Brief: Exclude the pictures and return every line exactly as written.
+++
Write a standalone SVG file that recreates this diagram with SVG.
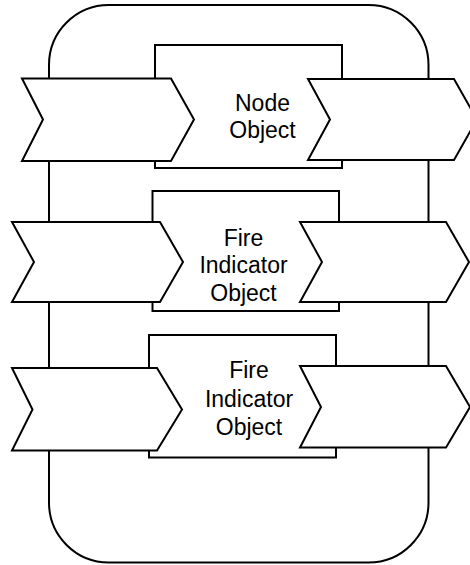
<svg xmlns="http://www.w3.org/2000/svg" width="470" height="565" viewBox="0 0 470 565">
<style>
.s{fill:#fff;stroke:#000;stroke-width:2;stroke-linejoin:miter}
.t{font-family:"Liberation Sans",Arial,sans-serif;font-size:23px;fill:#000;text-anchor:middle}
</style>
<rect width="470" height="565" fill="#fff"/>
<g id="container">
<rect class="s" x="49" y="5" width="379.5" height="557.5" rx="60" ry="60"/>
</g>
<g id="node-object">
<rect class="s" x="155" y="45" width="187" height="123"/>
<text class="t" x="262.5" y="110.5">Node</text>
<text class="t" x="262.5" y="138">Object</text>
</g>
<g id="fire-indicator-1">
<rect class="s" x="152.5" y="191" width="186.5" height="120"/>
<text class="t" x="243.5" y="245.5">Fire</text>
<text class="t" x="243.5" y="273.3">Indicator</text>
<text class="t" x="243.5" y="301">Object</text>
</g>
<g id="fire-indicator-2">
<rect class="s" x="149" y="335" width="187" height="122.5"/>
<text class="t" x="249" y="378.3">Fire</text>
<text class="t" x="249" y="406.7">Indicator</text>
<text class="t" x="249" y="435">Object</text>
</g>
<g id="in-port-1"><polygon class="s" points="22,78.5 171,78.5 194,119.5 171,161 22,161 43,119.5"/></g>
<g id="out-port-1"><polygon class="s" points="308,79 454,79 477,119.5 454,160 308,160 330,119.5"/></g>
<g id="in-port-2"><polygon class="s" points="12,222 160,222 183,262 160,302 12,302 34,262"/></g>
<g id="out-port-2"><polygon class="s" points="300,222 446,222 469,262 446,302 300,302 322,262"/></g>
<g id="in-port-3"><polygon class="s" points="12,368 157,368 182,409.5 157,450.5 12,450.5 32.5,409.5"/></g>
<g id="out-port-3"><polygon class="s" points="300,366 446,366 470,407 446,447.5 300,447.5 321,407"/></g>
</svg>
+++
Result:
Write a standalone SVG file that recreates this diagram with SVG.
<svg xmlns="http://www.w3.org/2000/svg" width="470" height="565" viewBox="0 0 470 565">
<style>
.s{fill:#fff;stroke:#000;stroke-width:2;stroke-linejoin:miter}
.t{font-family:"Liberation Sans",Arial,sans-serif;font-size:23px;fill:#000;text-anchor:middle}
</style>
<rect width="470" height="565" fill="#fff"/>
<g id="container">
<rect class="s" x="49" y="5" width="379.5" height="557.5" rx="60" ry="60"/>
</g>
<g id="node-object">
<rect class="s" x="155" y="45" width="187" height="123"/>
<text class="t" x="262.5" y="110.5">Node</text>
<text class="t" x="262.5" y="138">Object</text>
</g>
<g id="fire-indicator-1">
<rect class="s" x="152.5" y="191" width="186.5" height="120"/>
<text class="t" x="243.5" y="245.5">Fire</text>
<text class="t" x="243.5" y="273.3">Indicator</text>
<text class="t" x="243.5" y="301">Object</text>
</g>
<g id="fire-indicator-2">
<rect class="s" x="149" y="335" width="187" height="122.5"/>
<text class="t" x="249" y="378.3">Fire</text>
<text class="t" x="249" y="406.7">Indicator</text>
<text class="t" x="249" y="435">Object</text>
</g>
<g id="in-port-1"><polygon class="s" points="22,78.5 171,78.5 194,119.5 171,161 22,161 43,119.5"/></g>
<g id="out-port-1"><polygon class="s" points="308,79 454,79 477,119.5 454,160 308,160 330,119.5"/></g>
<g id="in-port-2"><polygon class="s" points="12,222 160,222 183,262 160,302 12,302 34,262"/></g>
<g id="out-port-2"><polygon class="s" points="300,222 446,222 469,262 446,302 300,302 322,262"/></g>
<g id="in-port-3"><polygon class="s" points="12,368 157,368 182,409.5 157,450.5 12,450.5 32.5,409.5"/></g>
<g id="out-port-3"><polygon class="s" points="300,366 446,366 470,407 446,447.5 300,447.5 321,407"/></g>
</svg>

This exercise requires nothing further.